By now he was nearly 75 years of age and on 10th December 1932, shortly before his 75th birthday, he died peacefully at his home, “Highbury”, in Old South Head Road, Waverley. Apart from his political career he had had many other interests. He had been a member of the Senate of the University of Sydney and one of the founders of the University Union, President of the N.S.W. Chamber of Agriculture, a member of the Royal Agricultural Society, a trustee of National Park and the National Art Gallery. He was a past president of the N.S.W. Cricket Association, played bowls regularly and enjoyed fishing and shooting. He was a trustee of the M.L.C. Assurance Company, a director of the Kembla Grange and Moorefield Racing Clubs, the National Insurance Company and the Australian Widows Fund. He held extensive pastoral holdings in mid western and southern N.S.W.. For many years he had had a fascination with Captain Cook and was responsible for setting aside the Captain Cook Landing Place Reserve at Kurnell as well as being chairman of trustees of the Reserve for many years.
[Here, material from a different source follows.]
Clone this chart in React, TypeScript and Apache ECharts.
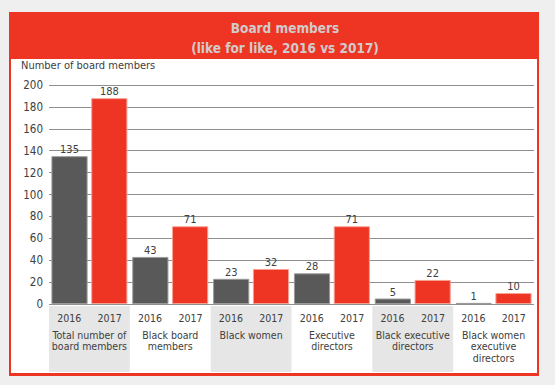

He was survived by his second wife, Lady Alice, three of his four sons and four daughters and lies buried in South Head Cemetery. Perhaps the most eloquent summation of the life of this outstanding man was made by Sir Henry Manning who succeeded him as Government Leader in the Legislative Council – “He looked at the world in a big way. He eschewed the small things of life and concentrated on the things that mattered. He brought to bear a most masterful hand, a most subtle intellect and a most persevering energy to every task he undertook”.